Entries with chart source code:
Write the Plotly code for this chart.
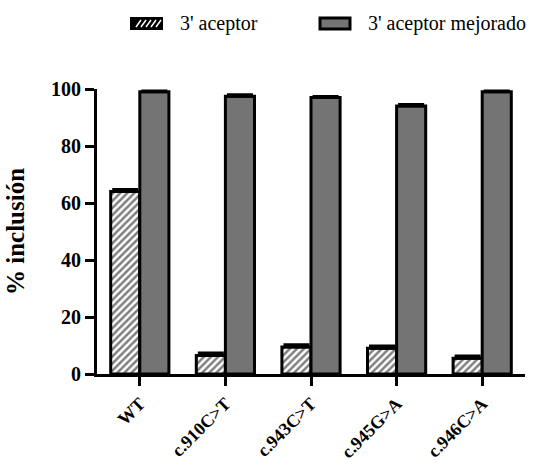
import plotly.graph_objects as go

categories = ["WT", "c.910C>T", "c.943C>T", "c.945G>A", "c.946C>A"]
aceptor = [64, 6.5, 9.5, 9.0, 5.5]
aceptor_err = [0.7, 0.9, 0.8, 0.8, 0.8]
mejorado = [99, 97.5, 97, 94, 99]
mejorado_err = [0.3, 0.5, 0.4, 0.6, 0.3]
series_names = ["3' aceptor", "3' aceptor mejorado"]

SERIF = "Liberation Serif"
GRAY = "#747474"

fig = go.Figure()
fig.add_trace(go.Bar(
    x=categories, y=aceptor, name=series_names[0],
    marker=dict(color="white", line=dict(color="black", width=3),
                pattern=dict(shape="/", fgcolor="black", bgcolor="white",
                             size=5, solidity=0.5)),
    error_y=dict(type="data", array=aceptor_err, symmetric=False,
                 arrayminus=[0] * len(aceptor_err),
                 color="black", thickness=3, width=13),
    cliponaxis=False,
))
fig.add_trace(go.Bar(
    x=categories, y=mejorado, name=series_names[1],
    marker=dict(color=GRAY, line=dict(color="black", width=3)),
    error_y=dict(type="data", array=mejorado_err, symmetric=False,
                 arrayminus=[0] * len(mejorado_err),
                 color="black", thickness=3, width=13),
    cliponaxis=False,
))

# plot-area edges in pixels, used to place the legend swatches
L, R, T, B = 97, 525, 89, 374
def px(x):
    return (x - L) / (R - L)
def py(y):
    return (B - y) / (B - T)

shapes = []
annotations = []
# hatched swatch
shapes.append(dict(type="rect", xref="paper", yref="paper",
                   x0=px(131), x1=px(162), y0=py(29), y1=py(18),
                   fillcolor="black", line=dict(color="black", width=2)))
for sx in range(136, 160, 5):
    shapes.append(dict(type="line", xref="paper", yref="paper",
                       x0=px(sx), y0=py(27), x1=px(sx + 5), y1=py(20),
                       line=dict(color="white", width=1.5)))
# gray swatch
shapes.append(dict(type="rect", xref="paper", yref="paper",
                   x0=px(320), x1=px(350), y0=py(29), y1=py(18),
                   fillcolor=GRAY, line=dict(color="black", width=3)))
for x_px, name in ((178, series_names[0]), (366, series_names[1])):
    annotations.append(dict(xref="paper", yref="paper", x=px(x_px), y=py(24),
                            text=name, showarrow=False,
                            xanchor="left", yanchor="middle",
                            font=dict(family=SERIF, size=20, color="black")))

fig.update_layout(
    width=534, height=465,
    margin=dict(l=L, r=534 - R, t=T, b=465 - B, autoexpand=False),
    paper_bgcolor="white", plot_bgcolor="white",
    barmode="group", bargap=0.32, bargroupgap=0,
    showlegend=False,
    shapes=shapes, annotations=annotations,
    font=dict(family=SERIF, color="black"),
)
fig.update_xaxes(
    range=[-0.5, 4.5], showline=True, linecolor="black", linewidth=3,
    ticks="outside", ticklen=9, tickwidth=2.5, tickcolor="black",
    tickangle=-45, showgrid=False, zeroline=False,
    tickfont=dict(family=SERIF, size=18, color="black", weight="bold"),
)
fig.update_yaxes(
    range=[0, 100], showline=True, linecolor="black", linewidth=3,
    ticks="outside", ticklen=9, tickwidth=2.5, tickcolor="black",
    tickvals=[0, 20, 40, 60, 80, 100], showgrid=False, zeroline=False,
    tickfont=dict(family=SERIF, size=20, color="black", weight="bold"),
    title=dict(text="% inclusión", standoff=20,
               font=dict(family=SERIF, size=25, color="black", weight="bold")),
)

fig.write_html("out.html")
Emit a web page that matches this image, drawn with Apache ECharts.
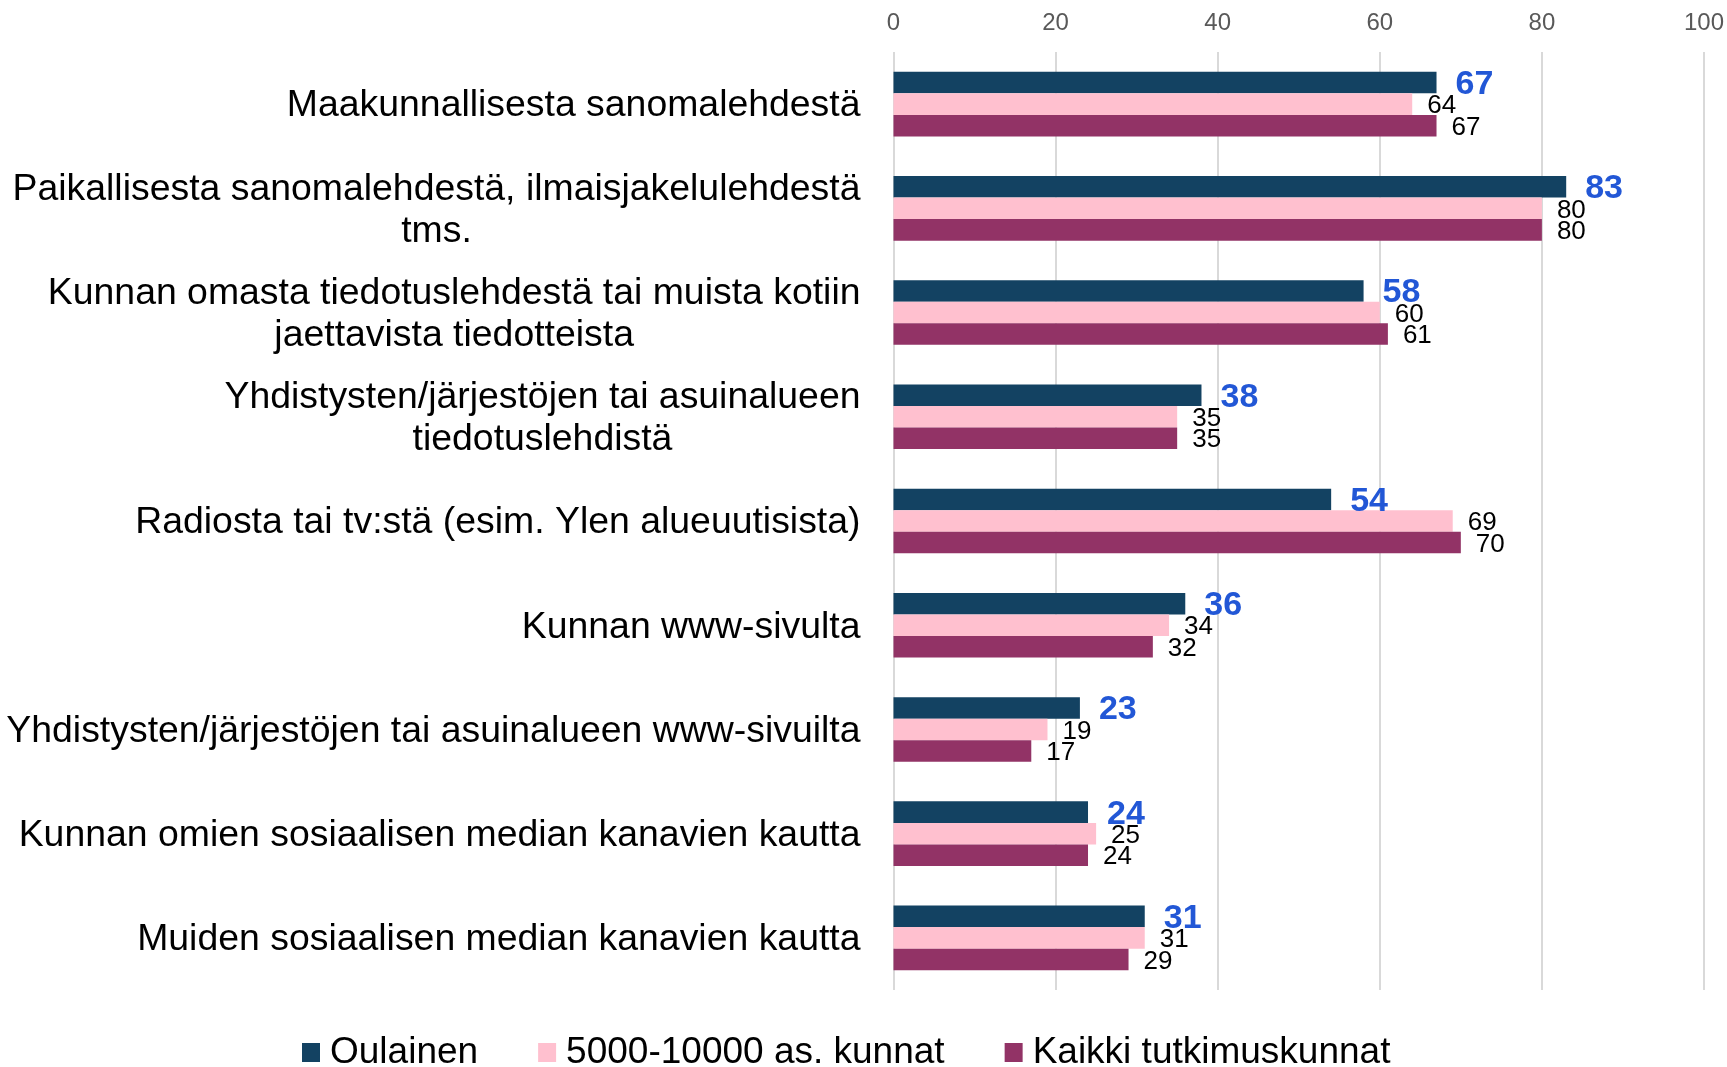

**PROMPT**
Write out again every line above exactly as given; the pictures do not belong in the copy.

**THE REPLY**
Write the Plotly code for this chart.
import plotly.graph_objects as go

categories = ["WT", "c.910C>T", "c.943C>T", "c.945G>A", "c.946C>A"]
aceptor = [64, 6.5, 9.5, 9.0, 5.5]
aceptor_err = [0.7, 0.9, 0.8, 0.8, 0.8]
mejorado = [99, 97.5, 97, 94, 99]
mejorado_err = [0.3, 0.5, 0.4, 0.6, 0.3]
series_names = ["3' aceptor", "3' aceptor mejorado"]

SERIF = "Liberation Serif"
GRAY = "#747474"

fig = go.Figure()
fig.add_trace(go.Bar(
    x=categories, y=aceptor, name=series_names[0],
    marker=dict(color="white", line=dict(color="black", width=3),
                pattern=dict(shape="/", fgcolor="black", bgcolor="white",
                             size=5, solidity=0.5)),
    error_y=dict(type="data", array=aceptor_err, symmetric=False,
                 arrayminus=[0] * len(aceptor_err),
                 color="black", thickness=3, width=13),
    cliponaxis=False,
))
fig.add_trace(go.Bar(
    x=categories, y=mejorado, name=series_names[1],
    marker=dict(color=GRAY, line=dict(color="black", width=3)),
    error_y=dict(type="data", array=mejorado_err, symmetric=False,
                 arrayminus=[0] * len(mejorado_err),
                 color="black", thickness=3, width=13),
    cliponaxis=False,
))

# plot-area edges in pixels, used to place the legend swatches
L, R, T, B = 97, 525, 89, 374
def px(x):
    return (x - L) / (R - L)
def py(y):
    return (B - y) / (B - T)

shapes = []
annotations = []
# hatched swatch
shapes.append(dict(type="rect", xref="paper", yref="paper",
                   x0=px(131), x1=px(162), y0=py(29), y1=py(18),
                   fillcolor="black", line=dict(color="black", width=2)))
for sx in range(136, 160, 5):
    shapes.append(dict(type="line", xref="paper", yref="paper",
                       x0=px(sx), y0=py(27), x1=px(sx + 5), y1=py(20),
                       line=dict(color="white", width=1.5)))
# gray swatch
shapes.append(dict(type="rect", xref="paper", yref="paper",
                   x0=px(320), x1=px(350), y0=py(29), y1=py(18),
                   fillcolor=GRAY, line=dict(color="black", width=3)))
for x_px, name in ((178, series_names[0]), (366, series_names[1])):
    annotations.append(dict(xref="paper", yref="paper", x=px(x_px), y=py(24),
                            text=name, showarrow=False,
                            xanchor="left", yanchor="middle",
                            font=dict(family=SERIF, size=20, color="black")))

fig.update_layout(
    width=534, height=465,
    margin=dict(l=L, r=534 - R, t=T, b=465 - B, autoexpand=False),
    paper_bgcolor="white", plot_bgcolor="white",
    barmode="group", bargap=0.32, bargroupgap=0,
    showlegend=False,
    shapes=shapes, annotations=annotations,
    font=dict(family=SERIF, color="black"),
)
fig.update_xaxes(
    range=[-0.5, 4.5], showline=True, linecolor="black", linewidth=3,
    ticks="outside", ticklen=9, tickwidth=2.5, tickcolor="black",
    tickangle=-45, showgrid=False, zeroline=False,
    tickfont=dict(family=SERIF, size=18, color="black", weight="bold"),
)
fig.update_yaxes(
    range=[0, 100], showline=True, linecolor="black", linewidth=3,
    ticks="outside", ticklen=9, tickwidth=2.5, tickcolor="black",
    tickvals=[0, 20, 40, 60, 80, 100], showgrid=False, zeroline=False,
    tickfont=dict(family=SERIF, size=20, color="black", weight="bold"),
    title=dict(text="% inclusión", standoff=20,
               font=dict(family=SERIF, size=25, color="black", weight="bold")),
)

fig.write_html("out.html")
Emit a web page that matches this image, drawn with Apache ECharts.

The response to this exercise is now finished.